Notice a couple things:
1. "Peter looked intently at him"
2. "Silver and gold have I none"
3. "in the name of Jesus Christ of Nazereth, stand up"
It seems like while trying to chug this spiritual Milkshake we get caught up in the chunky pieces of number 3 and start to ask some really complicated and controversial questions about miracles and healing. Which we ultimately decide we don’t know the answer to, and so we move on. But in doing so, we miss some of the more melty digestible truth of Number 1 and the creamy sweetness of 2 which we could really learn from if we tried to.
Let’s focus on 1 to start with, What if this story ended right there? What if it only said:
And a man lame from birth was being carried in. People would lay him daily at the gate of the temple called the Beautiful Gate so that he could ask for alms from those entering the temple. When he saw Peter and John about to go into the temple, he asked them for alms. Peter looked intently at him, as did John, and said, ‘Look at us.’ And he fixed his attention on them.

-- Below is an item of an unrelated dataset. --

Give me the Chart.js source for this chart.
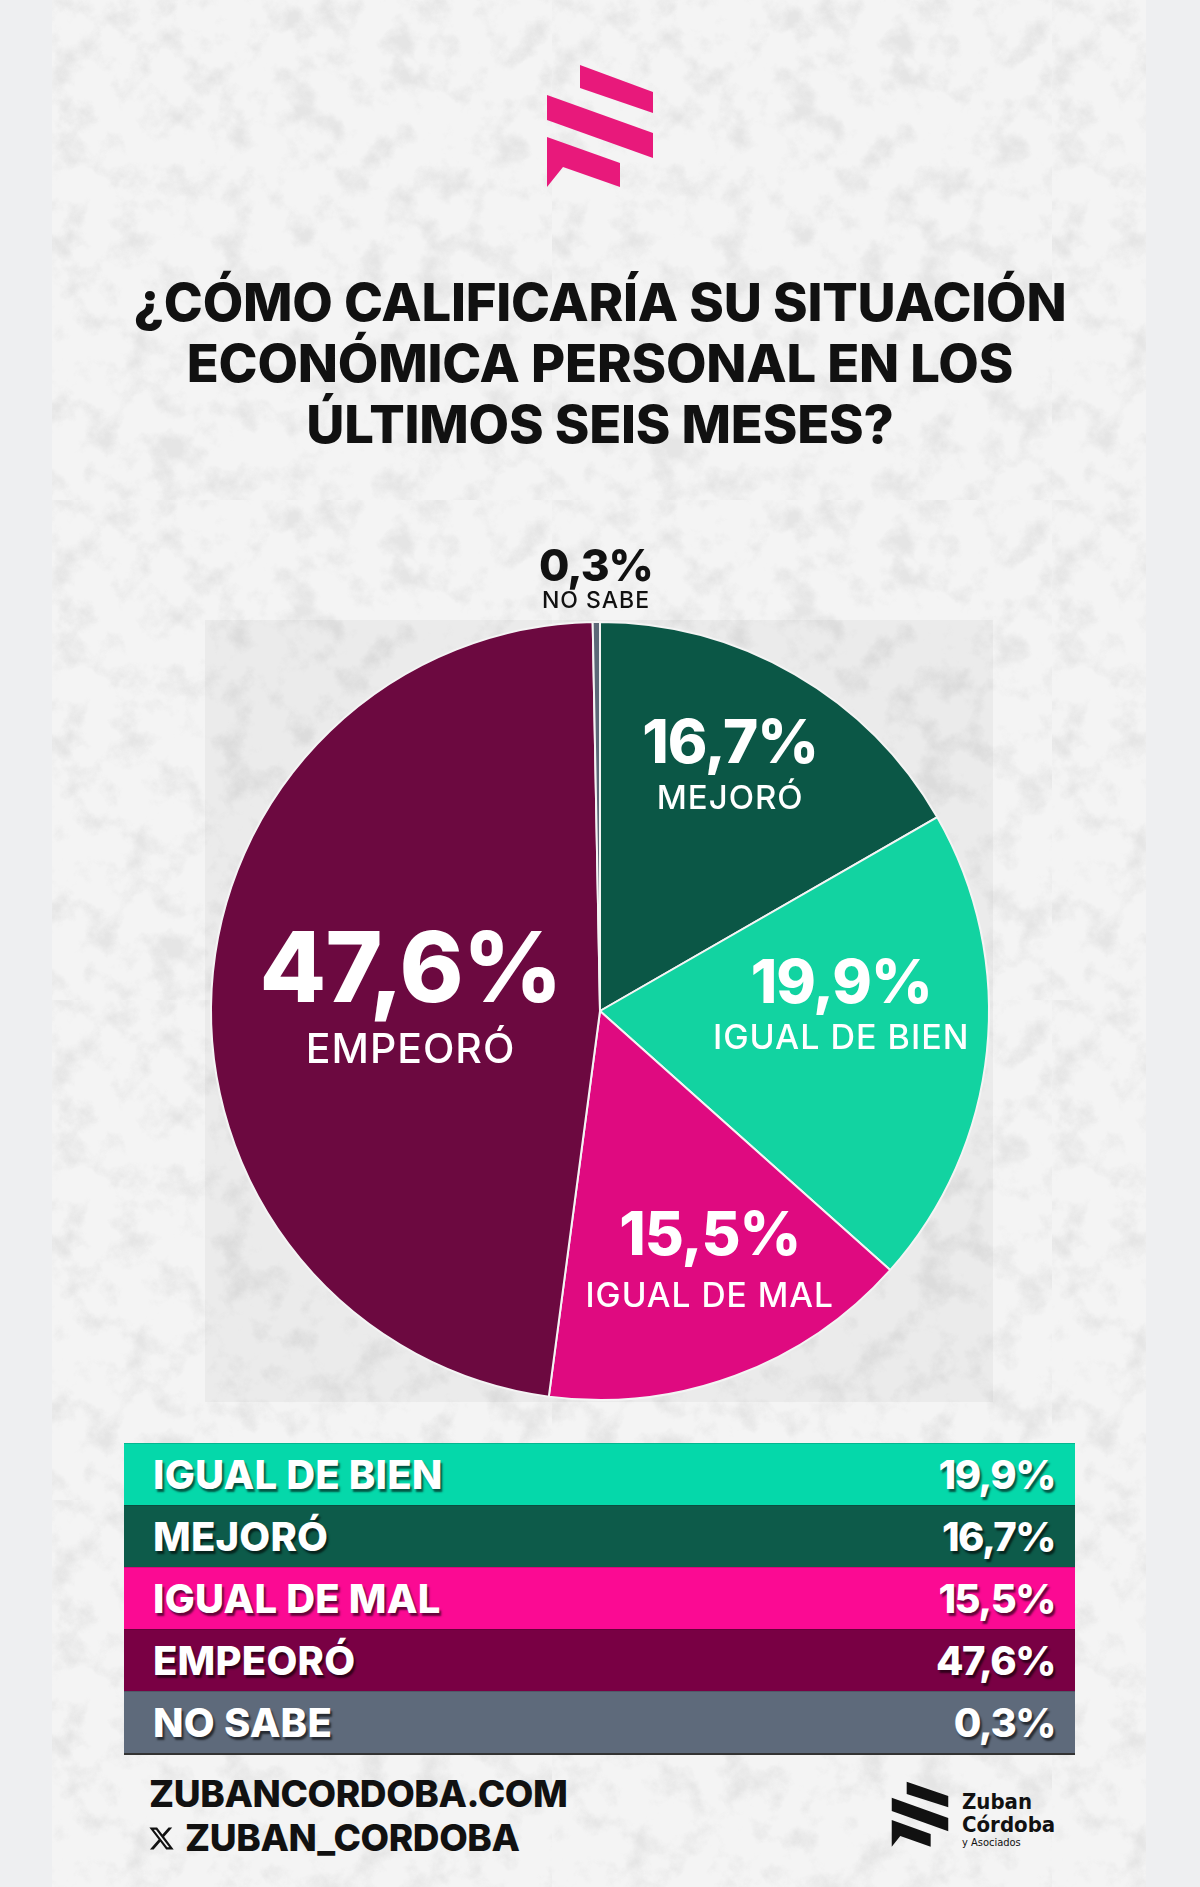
<!DOCTYPE html>
<html lang="es">
<head>
  <meta charset="UTF-8">
  <title>Situación económica personal</title>
  <script src="https://cdn.jsdelivr.net/npm/chart.js"></script>
  <style>
    body {
      margin: 0;
      width: 1200px;
      height: 1887px;
      background: #eeeff1;
      position: relative;
      overflow: hidden;
      font-family: Inter, "Noto Sans", sans-serif;
    }
    /* panel central con textura gris */
    .panel {
      position: absolute;
      left: 52px; top: 0;
      width: 1094px; height: 1887px;
      background-color: #f4f4f4;
      background-image: url("data:image/svg+xml;utf8,<svg xmlns='http://www.w3.org/2000/svg' width='500' height='500'><filter id='n'><feTurbulence type='fractalNoise' baseFrequency='0.03' numOctaves='5' seed='7'/><feColorMatrix values='0 0 0 0 0.78  0 0 0 0 0.78  0 0 0 0 0.78  3.2 0 0 0 -1.55'/></filter><rect width='100%' height='100%' filter='url(%23n)'/></svg>");
    }
    .pieback {
      position: absolute;
      left: 205px; top: 620px;
      width: 788px; height: 782px;
      background: rgba(0,0,0,0.035);
    }
    .logo { position: absolute; left: 540px; top: 60px; }
    h1 {
      position: absolute;
      left: 0; top: 272px;
      width: 1200px;
      margin: 0;
      text-align: center;
      font-size: 52.5px;
      line-height: 61px;
      font-weight: 800;
      color: #111;
      letter-spacing: -0.2px;
    }
    #chartBox {
      position: absolute;
      left: 0; top: 520px;
      width: 1200px; height: 900px;
    }
    #tabla {
      position: absolute;
      left: 124px; top: 1443px;
      width: 951px;
      border-bottom: 2px solid #333;
    }
    .fila {
      height: 62px;
      display: flex;
      justify-content: space-between;
      align-items: center;
      padding: 0 20px 0 29px;
      box-sizing: border-box;
      color: #fff;
      font-size: 40px;
      font-weight: 800;
      letter-spacing: 0.2px;
      text-shadow: 2px 3px 2px rgba(0,0,0,0.6);
      border-top: 1px solid rgba(0,0,0,0.15);
    }
    .fila span + span { letter-spacing: -1.5px; }
    .pie1 {
      position: absolute;
      left: 149px; top: 1772px;
      font-size: 37px; line-height: 44px;
      font-weight: 800; color: #111;
      letter-spacing: -0.4px;
    }
    .pie2 {
      position: absolute;
      left: 148px; top: 1816px;
      font-size: 37px; line-height: 44px;
      font-weight: 800; color: #111;
      letter-spacing: -0.4px;
      display: flex; align-items: center;
    }
    .pie2 svg { margin-right: 10px; }
    .marca { position: absolute; left: 888px; top: 1778px; }
    .marcaTxt {
      position: absolute; left: 962px; top: 1790px;
      font-family: "DejaVu Sans Condensed", "DejaVu Sans", sans-serif;
      font-weight: bold; color: #111;
      font-size: 22px; line-height: 23px;
    }
    .marcaTxt small { display: block; font-size: 11px; line-height: 13px; font-weight: normal; }
  </style>
</head>
<body>
  <div class="panel"></div>
  <div class="pieback"></div>

  <!-- logo rosa -->
  <svg class="logo" width="120" height="135" viewBox="540 60 120 135">
    <g fill="#e8197b">
      <polygon points="580,65 653,92 653,113 580,88"/>
      <polygon points="547,95 653,133 653,158 547,120"/>
      <polygon points="547,137 620,163 620,187 563,167 547,187"/>
    </g>
  </svg>

  <h1>¿CÓMO CALIFICARÍA SU SITUACIÓN<br>ECONÓMICA PERSONAL EN LOS<br>ÚLTIMOS SEIS MESES?</h1>

  <div id="chartBox"><canvas id="torta"></canvas></div>

  <div id="tabla"></div>

  <div class="pie1">ZUBANCORDOBA.COM</div>
  <div class="pie2">
    <svg width="27" height="27" viewBox="0 0 24 24"><path fill="#111" d="M18.244 2.25h3.308l-7.227 8.26 8.502 11.24H16.17l-5.214-6.817L4.99 21.75H1.68l7.73-8.835L1.254 2.25H8.08l4.713 6.231zm-1.161 17.52h1.833L7.084 4.126H5.117z"/></svg>
    ZUBAN_CORDOBA
  </div>

  <svg class="marca" width="64" height="74" viewBox="540 60 120 135">
    <g fill="#111">
      <polygon points="575,65 653,92 653,113 575,88"/>
      <polygon points="547,95 653,133 653,158 547,120"/>
      <polygon points="547,137 620,163 620,187 563,167 547,187"/>
    </g>
  </svg>
  <div class="marcaTxt">Zuban<br>Córdoba<small>y Asociados</small></div>

  <script>
    // datos de la encuesta (en el orden de la torta, sentido horario desde arriba)
    const categorias = ['MEJORÓ', 'IGUAL DE BIEN', 'IGUAL DE MAL', 'EMPEORÓ', 'NO SABE'];
    const valores = [16.7, 19.9, 15.5, 47.6, 0.3];
    // orden de las filas de la tabla inferior
    const ordenTabla = [1, 0, 2, 3, 4];

    // estilos
    const coloresTorta = ['#0b5746', '#12d3a1', '#df0a80', '#6c0940', '#5c6878'];
    const coloresTabla = ['#0d5b4a', '#05d8aa', '#fb0a93', '#790044', '#5e6a7b'];
    // [fracción del radio, desplazamiento angular en grados]
    const posEtiqueta = [[0.70, -1.5], [0.62, -5.7], [0.715, -2.9], [0.487, -3.5], [1.097, 0]];
    const tamNumero = [60, 60, 60, 97, 44];
    const tamNombre = [33, 34, 33.5, 41, 23];
    // separación vertical entre número y nombre (mitad)
    const sepEtiqueta = [27, 27, 30, 39, 17];
    const colorTexto = ['#fff', '#fff', '#fff', '#fff', '#111'];

    const fmt = v => v.toFixed(1).replace('.', ',') + '%';

    // tabla
    const tabla = document.getElementById('tabla');
    ordenTabla.forEach(i => {
      const fila = document.createElement('div');
      fila.className = 'fila';
      fila.style.background = coloresTabla[i];
      fila.innerHTML = '<span>' + categorias[i] + '</span><span>' + fmt(valores[i]) + '</span>';
      tabla.appendChild(fila);
    });

    // etiquetas dentro de cada porción
    const etiquetas = {
      id: 'etiquetas',
      afterDatasetsDraw(chart) {
        const ctx = chart.ctx;
        chart.getDatasetMeta(0).data.forEach((arc, i) => {
          const p = arc.getProps(['x', 'y', 'startAngle', 'endAngle', 'outerRadius'], true);
          const ang = (p.startAngle + p.endAngle) / 2 + posEtiqueta[i][1] * Math.PI / 180;
          const r = p.outerRadius * posEtiqueta[i][0];
          const x = p.x + Math.cos(ang) * r;
          const y = p.y + Math.sin(ang) * r;
          const d = sepEtiqueta[i];
          ctx.save();
          ctx.textAlign = 'center';
          ctx.textBaseline = 'middle';
          ctx.fillStyle = colorTexto[i];
          ctx.font = '800 ' + tamNumero[i] + 'px Inter, "Noto Sans", sans-serif';
          ctx.letterSpacing = '-1px';
          ctx.fillText(fmt(valores[i]), x, y - d);
          ctx.font = '500 ' + tamNombre[i] + 'px Inter, "Noto Sans", sans-serif';
          ctx.letterSpacing = '1px';
          ctx.fillText(categorias[i], x, y + d);
          ctx.restore();
        });
      }
    };

    new Chart(document.getElementById('torta'), {
      type: 'pie',
      data: {
        labels: categorias,
        datasets: [{
          data: valores,
          backgroundColor: coloresTorta,
          borderColor: '#f4f4f4',
          borderWidth: 2
        }]
      },
      options: {
        responsive: true,
        maintainAspectRatio: false,
        animation: false,
        layout: { padding: { left: 210, right: 210, top: 101, bottom: 19 } },
        plugins: {
          legend: { display: false },
          tooltip: { enabled: false }
        }
      },
      plugins: [etiquetas]
    });
  </script>
</body>
</html>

How much better is that, than what you and I do every day when we see a beggar? No miraculous healing, no exchange on money, Just the attention. How few of us are willing to offer even that much? Or do we avert our eyes and hope that if we just ignore them they will go away?
An acquaintance of mine wrote this article about that very thing. Let’s start there.
Or here’s a version with Jesus doing it:
a blind man was sitting by the roadside begging. When he heard a crowd going by, he asked what was happening. They told him, ‘Jesus of Nazareth is passing by.’ Then he shouted, ‘Jesus, Son of David, have mercy on me!’ Those who were in front sternly ordered him to be quiet; but he shouted even more loudly, ‘Son of David, have mercy on me!’ Jesus stood still and ordered the man to be brought to him; and when he came near, he asked him, ‘What do you want me to do for you?’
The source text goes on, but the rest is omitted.